Bislang stehen die Forscher aber vor einem großen Problem: Die gesuchten Ereignisse finden einfach zu selten statt. Denn verschmelzende Schwarze Löcher sind Mangelware in der Milchstraße, und selbst die viel häufigeren Explosionen massereicher Sterne, so genannte Supernovae – eine weitere Quelle von Gravitationswellen –, kommen in unserer Galaxis lediglich einmal pro Jahrhundert vor. Es bedarf also auch viel Glücks, damit die Detektoren tatsächlich fündig werden. Bislang zumindest ist der direkte Nachweis von Gravitationswellen nicht geglückt.

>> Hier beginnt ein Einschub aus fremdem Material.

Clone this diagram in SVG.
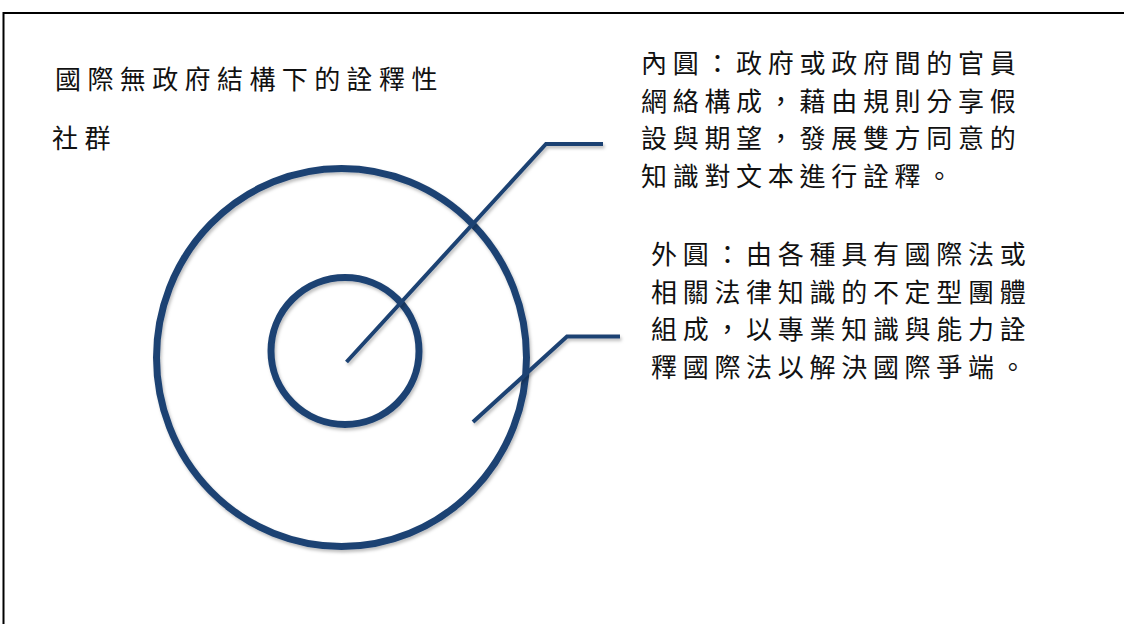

Im gesamten Universum jedoch, über Milliarden von Jahre hinweg, hat eine Unzahl solcher Ereignisse stattgefunden, und noch immer durchqueren die von ihnen einst ausgesandten Gravitationswellen den Raum. Die Überlagerung all dieser Ereignisse zu einem "Hintergrund" von Signalen ist es, die Forscher wie Kramer und Wex vermessen wollen. Das Prinzip des Verfahrens: Zunächst einmal suchen die Astronomen nach so genannten Pulsaren, einer speziellen Art von Neutronensternen. Diese kosmischen Leuchttürme senden entlang ihrer Magnetachse einen gebündelten Strahl von Radiowellen aus. Weil sich die kompakten Sterne um ihre Rotationsachse drehen, bewegt sich auch ihr Radiostrahl durchs Universum. Sind Erde und Pulsar auf passende Weise zueinander ausgerichtet, registrieren die Astronomen dann ein pulsierendes Radiosignal.
Typischerweise beobachten die Forscher Millisekundenpulsare, solche Sterne also, die sich in wenigen Tausendstel Sekunden einmal um sich selbst drehen. Die zeitlichen Abstände zwischen den schnell eintreffenden Signalen sind dabei nahezu identisch, sodass diese Uhren ähnlich präzise ticken wie eine Atomuhr.
Genau dieser Effekt lässt sich nun ausnutzen. Denn der sich zusammenziehende und wieder dehnende Raum wirkt sich ganz charakteristisch auf die Laufzeit der Signale aus. Treffen Signale früher oder später ein als erwartet, deutet dies also – wenn alle anderen möglichen Einflussfaktoren wie etwa das Gravitationsfeld der Milchstraße berücksichtigt wurden – auf Gravitationswellen hin. Weil Kramer und Wex mit Kollegen aus aller Welt ein ganzes "Netzwerk" von Pulsaren, ein so genanntes Pulsar Timing Array untersuchen, können sie die Zuverlässigkeit ihrer Messungen sogar weiter erhöhen.
Noch sind auch sie nicht fündig geworden. Doch schon in den nächsten Jahren könnte es soweit sein. Neben elektromagnetischer Strahlung und kosmischen Teilchen werden es in Zukunft also auch Gravitationswellen sein, deren Analyse uns hilft, den Kosmos zu verstehen. Pulsarforscher sind auf diesem Gebiet mit Sicherheit ganz vorne mit dabei.